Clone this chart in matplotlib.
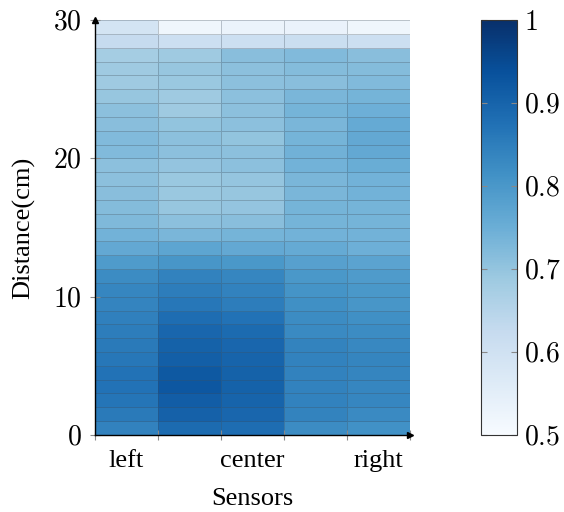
import numpy as np
import matplotlib
matplotlib.use("Agg")
import matplotlib.pyplot as plt

plt.rcParams["font.family"] = ["Liberation Serif", "DejaVu Serif"]
plt.rcParams["mathtext.fontset"] = "cm"

# valores por sensor, fila 0 (0-1 cm) hasta fila 29 (29-30 cm)
sensores = ["left", "center", "right"]
sensor_pos = [0.5, 2.5, 4.5]

col_left = [0.843, 0.858, 0.866, 0.872, 0.872, 0.862, 0.858, 0.853, 0.847, 0.838,
            0.834, 0.824, 0.792, 0.763, 0.741, 0.725, 0.719, 0.714, 0.710, 0.710,
            0.723, 0.723, 0.714, 0.710, 0.696, 0.687, 0.687, 0.677, 0.625, 0.590]
col_left_center = [0.885, 0.906, 0.914, 0.924, 0.920, 0.910, 0.904, 0.895, 0.881, 0.862,
                   0.853, 0.843, 0.804, 0.770, 0.732, 0.710, 0.696, 0.692, 0.692, 0.701,
                   0.710, 0.710, 0.703, 0.687, 0.687, 0.692, 0.696, 0.687, 0.610, 0.520]
col_center = [0.881, 0.895, 0.900, 0.904, 0.904, 0.900, 0.895, 0.885, 0.872, 0.853,
              0.843, 0.834, 0.799, 0.763, 0.737, 0.714, 0.701, 0.696, 0.699, 0.710,
              0.710, 0.703, 0.710, 0.710, 0.710, 0.710, 0.710, 0.714, 0.610, 0.530]
col_right_center = [0.824, 0.840, 0.843, 0.843, 0.843, 0.843, 0.840, 0.828, 0.824, 0.815,
                    0.808, 0.799, 0.781, 0.759, 0.741, 0.737, 0.737, 0.732, 0.732, 0.741,
                    0.743, 0.737, 0.732, 0.737, 0.732, 0.714, 0.719, 0.723, 0.615, 0.535]
col_right = [0.8125, 0.828, 0.834, 0.834, 0.836, 0.836, 0.832, 0.824, 0.815, 0.804,
             0.799, 0.792, 0.775, 0.748, 0.741, 0.737, 0.737, 0.741, 0.741, 0.752,
             0.763, 0.763, 0.759, 0.748, 0.737, 0.723, 0.719, 0.714, 0.610, 0.520]

valores = np.array([col_left, col_left_center, col_center,
                    col_right_center, col_right]).T
x_bordes = np.arange(valores.shape[1] + 1)
y_bordes = np.arange(valores.shape[0] + 1)

fig = plt.figure(figsize=(5.64, 5.12), dpi=100)
ax = fig.add_axes([0.1684, 0.1504, 0.5585, 0.8105])
cax = fig.add_axes([0.853, 0.1504, 0.0638, 0.8105])

malla = ax.pcolormesh(x_bordes, y_bordes, valores, cmap="Blues", vmin=0.5, vmax=1.0,
                      edgecolors=(0.25, 0.3, 0.35, 0.3), linewidth=0.6)

ax.set_xlim(0, 5)
ax.set_ylim(0, 30)
for lado in ["top", "right"]:
    ax.spines[lado].set_visible(False)
for lado in ["left", "bottom"]:
    ax.spines[lado].set_color("black")
    ax.spines[lado].set_linewidth(1.0)
ax.plot(1, 0, ">k", ms=5, transform=ax.get_yaxis_transform(), clip_on=False)
ax.plot(0, 1, "^k", ms=5, transform=ax.get_xaxis_transform(), clip_on=False)

ax.set_xticks(x_bordes)
ax.set_xticklabels([])
ax.set_xticks(sensor_pos, minor=True)
ax.set_xticklabels(sensores, minor=True, fontsize=19)
ax.tick_params(axis="x", which="minor", length=0, pad=11)
ax.tick_params(axis="x", which="major", direction="inout", length=7,
               color="#888888", width=0.8)

yt = [0, 10, 20, 30]
ax.set_yticks(yt)
ax.set_yticklabels([f"${v}$" for v in yt], fontsize=20)
ax.tick_params(axis="y", direction="inout", length=7, color="#888888", width=0.8, pad=6)

ax.set_xlabel("Sensors", fontsize=19, labelpad=11)
ax.set_ylabel("Distance(cm)", fontsize=19, labelpad=13)

cb = fig.colorbar(malla, cax=cax)
cb.outline.set_edgecolor("#333333")
cb.outline.set_linewidth(0.8)
ct = [0.5, 0.6, 0.7, 0.8, 0.9, 1.0]
cb.set_ticks(ct)
cb.set_ticklabels([f"${v:g}$" for v in ct])
cax.tick_params(direction="in", length=4, color="#888888", width=0.8,
                left=True, right=True, labelsize=20, pad=5)

fig.savefig("out.png", dpi=100)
============================================================
Given instruction
Tally the lines of the material above that contain the word "matplotlib" and report the total alone.

Exercise response
4